━━━ Material

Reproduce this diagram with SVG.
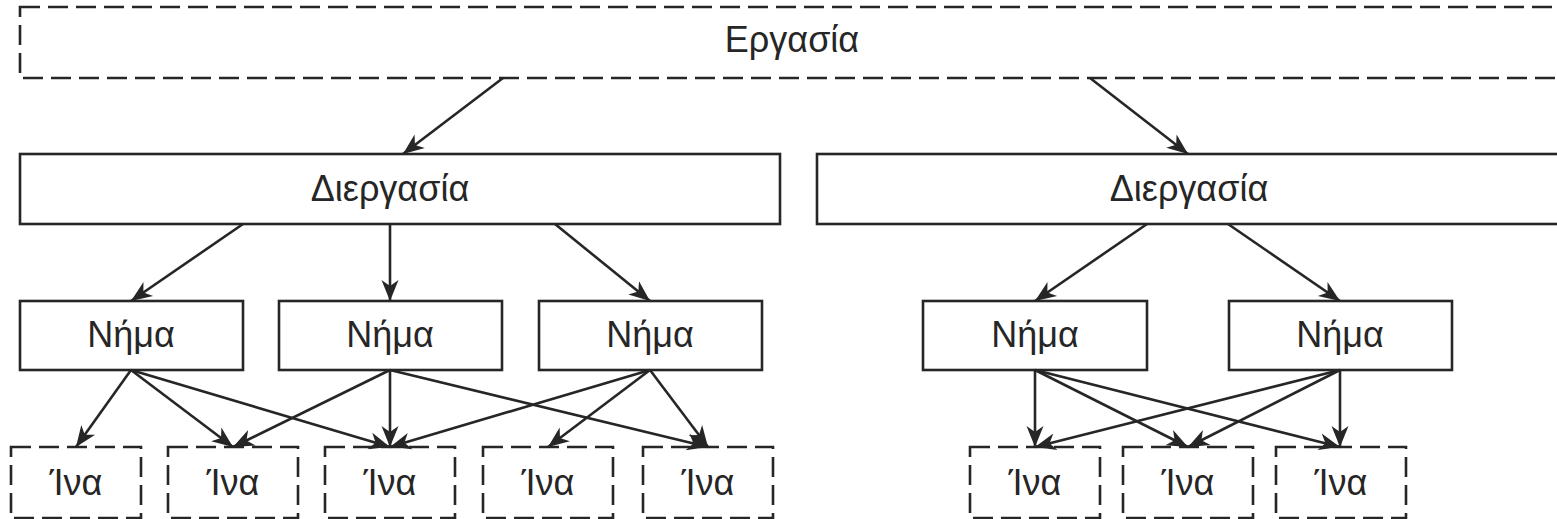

━━━━━━
━━━ Material

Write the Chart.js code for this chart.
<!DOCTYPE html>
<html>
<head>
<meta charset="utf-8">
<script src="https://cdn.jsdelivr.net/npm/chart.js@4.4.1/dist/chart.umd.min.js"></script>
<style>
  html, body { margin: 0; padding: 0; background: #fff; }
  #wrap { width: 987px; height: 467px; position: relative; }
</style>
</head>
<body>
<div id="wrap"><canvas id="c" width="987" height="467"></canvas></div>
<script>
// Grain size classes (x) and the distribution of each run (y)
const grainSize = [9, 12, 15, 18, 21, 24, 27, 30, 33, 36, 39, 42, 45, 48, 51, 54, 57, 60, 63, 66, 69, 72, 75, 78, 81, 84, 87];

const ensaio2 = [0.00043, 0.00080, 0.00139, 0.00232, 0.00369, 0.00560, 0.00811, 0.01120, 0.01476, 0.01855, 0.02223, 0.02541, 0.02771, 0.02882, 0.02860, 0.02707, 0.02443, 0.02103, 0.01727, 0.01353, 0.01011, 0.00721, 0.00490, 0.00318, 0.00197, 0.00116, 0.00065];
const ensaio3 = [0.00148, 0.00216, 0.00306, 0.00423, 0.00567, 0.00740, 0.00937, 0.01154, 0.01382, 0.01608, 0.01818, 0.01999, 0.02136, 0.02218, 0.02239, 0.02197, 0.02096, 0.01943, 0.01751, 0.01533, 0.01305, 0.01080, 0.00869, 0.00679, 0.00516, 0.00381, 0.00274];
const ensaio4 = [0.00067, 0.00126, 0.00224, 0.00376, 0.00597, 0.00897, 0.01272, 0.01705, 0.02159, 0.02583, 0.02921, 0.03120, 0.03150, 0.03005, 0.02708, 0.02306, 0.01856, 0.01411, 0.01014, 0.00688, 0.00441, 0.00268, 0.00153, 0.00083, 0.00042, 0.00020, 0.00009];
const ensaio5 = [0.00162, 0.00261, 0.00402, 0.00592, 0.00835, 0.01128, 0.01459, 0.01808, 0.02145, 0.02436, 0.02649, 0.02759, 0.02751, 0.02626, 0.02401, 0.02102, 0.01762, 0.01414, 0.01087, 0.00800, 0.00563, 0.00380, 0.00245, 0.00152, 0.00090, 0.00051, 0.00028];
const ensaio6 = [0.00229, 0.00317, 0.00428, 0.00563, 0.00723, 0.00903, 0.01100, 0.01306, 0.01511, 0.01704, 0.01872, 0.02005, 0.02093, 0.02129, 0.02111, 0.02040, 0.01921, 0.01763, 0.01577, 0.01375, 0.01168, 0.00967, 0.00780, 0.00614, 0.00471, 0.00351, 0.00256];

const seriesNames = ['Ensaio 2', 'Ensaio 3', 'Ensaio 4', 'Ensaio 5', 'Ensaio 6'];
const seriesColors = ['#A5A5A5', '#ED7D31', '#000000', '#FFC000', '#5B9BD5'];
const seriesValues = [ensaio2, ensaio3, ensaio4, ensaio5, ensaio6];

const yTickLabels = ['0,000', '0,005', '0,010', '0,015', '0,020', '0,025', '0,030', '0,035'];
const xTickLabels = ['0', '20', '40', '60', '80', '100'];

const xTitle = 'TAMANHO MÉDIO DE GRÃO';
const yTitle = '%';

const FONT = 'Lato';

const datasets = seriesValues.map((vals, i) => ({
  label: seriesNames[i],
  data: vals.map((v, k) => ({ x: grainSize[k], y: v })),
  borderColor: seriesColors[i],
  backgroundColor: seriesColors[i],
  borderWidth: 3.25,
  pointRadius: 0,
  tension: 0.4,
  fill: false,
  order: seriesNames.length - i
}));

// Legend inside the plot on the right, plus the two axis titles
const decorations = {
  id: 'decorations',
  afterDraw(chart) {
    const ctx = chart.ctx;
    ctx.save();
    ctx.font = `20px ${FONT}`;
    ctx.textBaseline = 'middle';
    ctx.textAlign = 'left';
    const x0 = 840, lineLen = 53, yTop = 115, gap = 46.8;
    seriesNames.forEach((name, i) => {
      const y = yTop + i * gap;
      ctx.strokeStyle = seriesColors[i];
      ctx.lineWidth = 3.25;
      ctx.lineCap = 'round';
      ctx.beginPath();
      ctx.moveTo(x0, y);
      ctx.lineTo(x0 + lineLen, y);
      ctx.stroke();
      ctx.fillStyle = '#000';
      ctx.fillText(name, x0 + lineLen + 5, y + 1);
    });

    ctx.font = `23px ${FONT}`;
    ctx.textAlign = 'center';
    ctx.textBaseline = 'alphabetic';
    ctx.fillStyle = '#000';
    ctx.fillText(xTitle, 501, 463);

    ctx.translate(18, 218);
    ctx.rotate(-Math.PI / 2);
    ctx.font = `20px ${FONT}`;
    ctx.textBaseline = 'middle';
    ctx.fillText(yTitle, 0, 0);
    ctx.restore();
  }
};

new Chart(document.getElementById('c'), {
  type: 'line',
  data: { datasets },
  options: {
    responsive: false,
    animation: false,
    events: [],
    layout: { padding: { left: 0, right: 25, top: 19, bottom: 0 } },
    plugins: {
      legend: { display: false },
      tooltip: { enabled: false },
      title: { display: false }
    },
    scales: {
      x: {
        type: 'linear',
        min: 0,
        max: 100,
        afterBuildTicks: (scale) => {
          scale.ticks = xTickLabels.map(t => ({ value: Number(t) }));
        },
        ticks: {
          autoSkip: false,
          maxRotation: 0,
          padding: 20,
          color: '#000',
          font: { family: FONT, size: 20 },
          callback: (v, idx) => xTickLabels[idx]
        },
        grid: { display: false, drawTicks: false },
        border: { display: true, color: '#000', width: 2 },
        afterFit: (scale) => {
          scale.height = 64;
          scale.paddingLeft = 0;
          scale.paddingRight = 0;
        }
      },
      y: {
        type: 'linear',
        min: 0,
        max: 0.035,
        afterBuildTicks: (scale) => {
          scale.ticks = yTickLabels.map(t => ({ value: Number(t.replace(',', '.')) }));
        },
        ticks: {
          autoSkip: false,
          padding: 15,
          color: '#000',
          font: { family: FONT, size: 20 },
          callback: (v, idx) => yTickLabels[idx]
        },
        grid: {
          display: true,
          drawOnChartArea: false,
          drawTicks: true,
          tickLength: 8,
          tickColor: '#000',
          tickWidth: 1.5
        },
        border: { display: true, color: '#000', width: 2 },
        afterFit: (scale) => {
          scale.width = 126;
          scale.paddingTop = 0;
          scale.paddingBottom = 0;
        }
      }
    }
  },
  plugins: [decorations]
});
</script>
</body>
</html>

━━━━━━
━━━ Material

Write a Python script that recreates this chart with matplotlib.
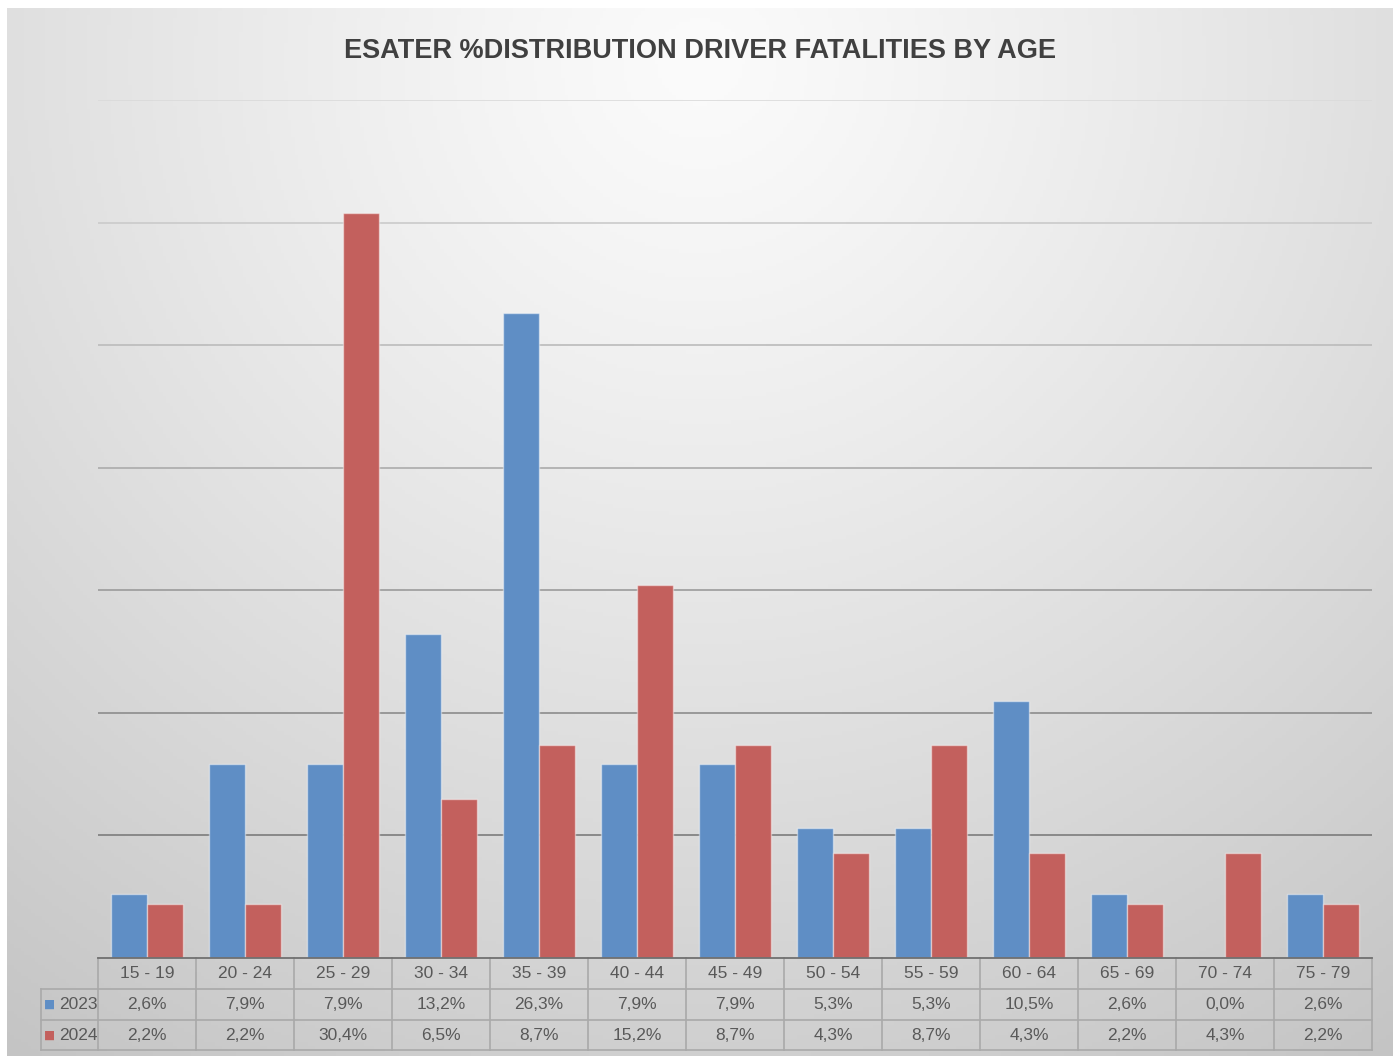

━━━━━━

Identify each line of the material where the word "Write" shows up, and copy it.

Write the Chart.js code for this chart.
Write a Python script that recreates this chart with matplotlib.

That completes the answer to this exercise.